╭──

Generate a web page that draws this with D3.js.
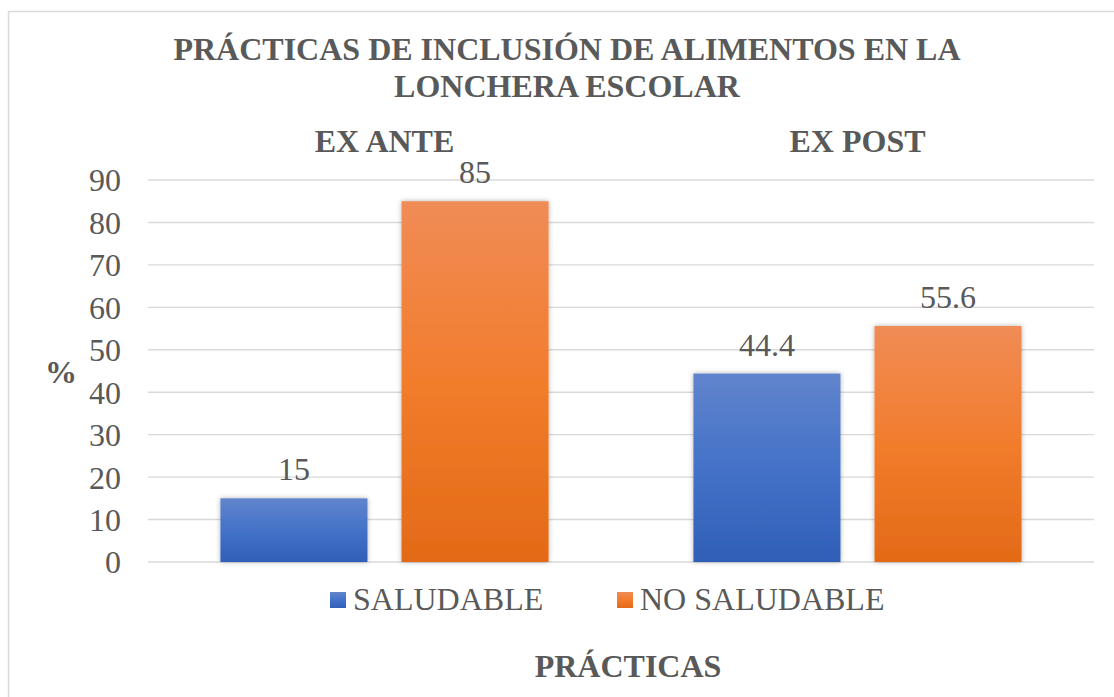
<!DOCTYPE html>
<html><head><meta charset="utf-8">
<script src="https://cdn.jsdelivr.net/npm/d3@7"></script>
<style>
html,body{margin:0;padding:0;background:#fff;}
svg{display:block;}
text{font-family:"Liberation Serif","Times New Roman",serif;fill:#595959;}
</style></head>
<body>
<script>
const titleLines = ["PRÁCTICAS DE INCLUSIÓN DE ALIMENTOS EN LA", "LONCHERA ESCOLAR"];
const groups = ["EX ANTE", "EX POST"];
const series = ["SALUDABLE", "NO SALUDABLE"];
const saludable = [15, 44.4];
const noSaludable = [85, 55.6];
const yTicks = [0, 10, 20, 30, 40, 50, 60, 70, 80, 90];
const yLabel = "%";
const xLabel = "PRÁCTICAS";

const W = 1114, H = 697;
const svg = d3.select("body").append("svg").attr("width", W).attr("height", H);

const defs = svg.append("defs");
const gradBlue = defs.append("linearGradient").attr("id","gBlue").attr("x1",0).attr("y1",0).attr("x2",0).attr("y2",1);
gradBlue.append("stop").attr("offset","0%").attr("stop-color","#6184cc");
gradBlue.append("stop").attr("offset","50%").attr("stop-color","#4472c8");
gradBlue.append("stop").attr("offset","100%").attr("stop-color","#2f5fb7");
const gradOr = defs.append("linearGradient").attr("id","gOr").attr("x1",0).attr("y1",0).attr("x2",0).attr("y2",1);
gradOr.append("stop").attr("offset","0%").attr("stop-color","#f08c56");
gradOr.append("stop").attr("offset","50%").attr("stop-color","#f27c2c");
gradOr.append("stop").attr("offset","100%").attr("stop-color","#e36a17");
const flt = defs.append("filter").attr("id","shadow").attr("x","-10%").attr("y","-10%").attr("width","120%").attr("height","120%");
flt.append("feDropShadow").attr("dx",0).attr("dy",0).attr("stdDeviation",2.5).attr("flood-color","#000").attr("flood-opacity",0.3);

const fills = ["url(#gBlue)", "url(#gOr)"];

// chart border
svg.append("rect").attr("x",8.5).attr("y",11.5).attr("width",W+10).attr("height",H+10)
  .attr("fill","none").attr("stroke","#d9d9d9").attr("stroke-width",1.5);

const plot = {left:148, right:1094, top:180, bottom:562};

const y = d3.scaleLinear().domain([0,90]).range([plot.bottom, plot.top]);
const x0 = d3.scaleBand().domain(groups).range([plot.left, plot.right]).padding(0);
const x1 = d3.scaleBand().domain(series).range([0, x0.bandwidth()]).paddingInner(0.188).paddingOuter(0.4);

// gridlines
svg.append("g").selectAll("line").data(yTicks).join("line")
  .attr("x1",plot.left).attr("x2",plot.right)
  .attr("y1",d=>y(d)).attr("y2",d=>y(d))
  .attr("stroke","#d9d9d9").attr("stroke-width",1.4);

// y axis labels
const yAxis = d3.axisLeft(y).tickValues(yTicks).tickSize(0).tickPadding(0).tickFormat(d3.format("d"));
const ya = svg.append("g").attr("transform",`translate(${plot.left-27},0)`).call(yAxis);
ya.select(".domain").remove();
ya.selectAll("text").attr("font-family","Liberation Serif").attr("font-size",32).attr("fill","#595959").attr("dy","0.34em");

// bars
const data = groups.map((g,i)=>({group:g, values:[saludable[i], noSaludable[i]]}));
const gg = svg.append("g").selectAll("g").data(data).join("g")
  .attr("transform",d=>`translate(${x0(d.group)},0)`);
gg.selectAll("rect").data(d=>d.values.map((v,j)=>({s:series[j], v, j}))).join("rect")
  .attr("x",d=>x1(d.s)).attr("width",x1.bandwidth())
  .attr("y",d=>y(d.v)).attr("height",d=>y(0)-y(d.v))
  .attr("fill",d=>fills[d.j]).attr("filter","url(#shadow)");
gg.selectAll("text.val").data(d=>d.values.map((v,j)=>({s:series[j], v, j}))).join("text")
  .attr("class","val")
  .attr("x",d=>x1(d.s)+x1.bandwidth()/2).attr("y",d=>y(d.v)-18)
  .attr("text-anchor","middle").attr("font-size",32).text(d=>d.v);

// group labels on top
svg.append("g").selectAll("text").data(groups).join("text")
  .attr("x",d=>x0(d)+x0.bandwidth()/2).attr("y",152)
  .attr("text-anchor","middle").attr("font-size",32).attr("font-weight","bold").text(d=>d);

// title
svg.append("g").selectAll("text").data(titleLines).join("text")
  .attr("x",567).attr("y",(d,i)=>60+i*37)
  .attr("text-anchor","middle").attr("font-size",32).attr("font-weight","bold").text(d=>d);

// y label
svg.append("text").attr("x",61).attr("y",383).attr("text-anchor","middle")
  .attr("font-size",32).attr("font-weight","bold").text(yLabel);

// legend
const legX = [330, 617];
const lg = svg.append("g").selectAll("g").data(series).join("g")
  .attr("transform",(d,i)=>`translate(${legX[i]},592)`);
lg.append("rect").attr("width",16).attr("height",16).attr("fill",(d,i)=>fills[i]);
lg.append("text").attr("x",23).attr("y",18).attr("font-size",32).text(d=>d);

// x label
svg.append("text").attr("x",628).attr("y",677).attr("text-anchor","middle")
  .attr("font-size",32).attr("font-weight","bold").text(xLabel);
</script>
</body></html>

╰──

» Stated goal
Leave out the pictures and output the rest of the material exactly as written.

» Response
Generate a web page that draws this with D3.js.
<!DOCTYPE html>
<html><head><meta charset="utf-8">
<script src="https://cdn.jsdelivr.net/npm/d3@7"></script>
<style>
html,body{margin:0;padding:0;background:#fff;}
svg{display:block;}
text{font-family:"Liberation Serif","Times New Roman",serif;fill:#595959;}
</style></head>
<body>
<script>
const titleLines = ["PRÁCTICAS DE INCLUSIÓN DE ALIMENTOS EN LA", "LONCHERA ESCOLAR"];
const groups = ["EX ANTE", "EX POST"];
const series = ["SALUDABLE", "NO SALUDABLE"];
const saludable = [15, 44.4];
const noSaludable = [85, 55.6];
const yTicks = [0, 10, 20, 30, 40, 50, 60, 70, 80, 90];
const yLabel = "%";
const xLabel = "PRÁCTICAS";

const W = 1114, H = 697;
const svg = d3.select("body").append("svg").attr("width", W).attr("height", H);

const defs = svg.append("defs");
const gradBlue = defs.append("linearGradient").attr("id","gBlue").attr("x1",0).attr("y1",0).attr("x2",0).attr("y2",1);
gradBlue.append("stop").attr("offset","0%").attr("stop-color","#6184cc");
gradBlue.append("stop").attr("offset","50%").attr("stop-color","#4472c8");
gradBlue.append("stop").attr("offset","100%").attr("stop-color","#2f5fb7");
const gradOr = defs.append("linearGradient").attr("id","gOr").attr("x1",0).attr("y1",0).attr("x2",0).attr("y2",1);
gradOr.append("stop").attr("offset","0%").attr("stop-color","#f08c56");
gradOr.append("stop").attr("offset","50%").attr("stop-color","#f27c2c");
gradOr.append("stop").attr("offset","100%").attr("stop-color","#e36a17");
const flt = defs.append("filter").attr("id","shadow").attr("x","-10%").attr("y","-10%").attr("width","120%").attr("height","120%");
flt.append("feDropShadow").attr("dx",0).attr("dy",0).attr("stdDeviation",2.5).attr("flood-color","#000").attr("flood-opacity",0.3);

const fills = ["url(#gBlue)", "url(#gOr)"];

// chart border
svg.append("rect").attr("x",8.5).attr("y",11.5).attr("width",W+10).attr("height",H+10)
  .attr("fill","none").attr("stroke","#d9d9d9").attr("stroke-width",1.5);

const plot = {left:148, right:1094, top:180, bottom:562};

const y = d3.scaleLinear().domain([0,90]).range([plot.bottom, plot.top]);
const x0 = d3.scaleBand().domain(groups).range([plot.left, plot.right]).padding(0);
const x1 = d3.scaleBand().domain(series).range([0, x0.bandwidth()]).paddingInner(0.188).paddingOuter(0.4);

// gridlines
svg.append("g").selectAll("line").data(yTicks).join("line")
  .attr("x1",plot.left).attr("x2",plot.right)
  .attr("y1",d=>y(d)).attr("y2",d=>y(d))
  .attr("stroke","#d9d9d9").attr("stroke-width",1.4);

// y axis labels
const yAxis = d3.axisLeft(y).tickValues(yTicks).tickSize(0).tickPadding(0).tickFormat(d3.format("d"));
const ya = svg.append("g").attr("transform",`translate(${plot.left-27},0)`).call(yAxis);
ya.select(".domain").remove();
ya.selectAll("text").attr("font-family","Liberation Serif").attr("font-size",32).attr("fill","#595959").attr("dy","0.34em");

// bars
const data = groups.map((g,i)=>({group:g, values:[saludable[i], noSaludable[i]]}));
const gg = svg.append("g").selectAll("g").data(data).join("g")
  .attr("transform",d=>`translate(${x0(d.group)},0)`);
gg.selectAll("rect").data(d=>d.values.map((v,j)=>({s:series[j], v, j}))).join("rect")
  .attr("x",d=>x1(d.s)).attr("width",x1.bandwidth())
  .attr("y",d=>y(d.v)).attr("height",d=>y(0)-y(d.v))
  .attr("fill",d=>fills[d.j]).attr("filter","url(#shadow)");
gg.selectAll("text.val").data(d=>d.values.map((v,j)=>({s:series[j], v, j}))).join("text")
  .attr("class","val")
  .attr("x",d=>x1(d.s)+x1.bandwidth()/2).attr("y",d=>y(d.v)-18)
  .attr("text-anchor","middle").attr("font-size",32).text(d=>d.v);

// group labels on top
svg.append("g").selectAll("text").data(groups).join("text")
  .attr("x",d=>x0(d)+x0.bandwidth()/2).attr("y",152)
  .attr("text-anchor","middle").attr("font-size",32).attr("font-weight","bold").text(d=>d);

// title
svg.append("g").selectAll("text").data(titleLines).join("text")
  .attr("x",567).attr("y",(d,i)=>60+i*37)
  .attr("text-anchor","middle").attr("font-size",32).attr("font-weight","bold").text(d=>d);

// y label
svg.append("text").attr("x",61).attr("y",383).attr("text-anchor","middle")
  .attr("font-size",32).attr("font-weight","bold").text(yLabel);

// legend
const legX = [330, 617];
const lg = svg.append("g").selectAll("g").data(series).join("g")
  .attr("transform",(d,i)=>`translate(${legX[i]},592)`);
lg.append("rect").attr("width",16).attr("height",16).attr("fill",(d,i)=>fills[i]);
lg.append("text").attr("x",23).attr("y",18).attr("font-size",32).text(d=>d);

// x label
svg.append("text").attr("x",628).attr("y",677).attr("text-anchor","middle")
  .attr("font-size",32).attr("font-weight","bold").text(xLabel);
</script>
</body></html>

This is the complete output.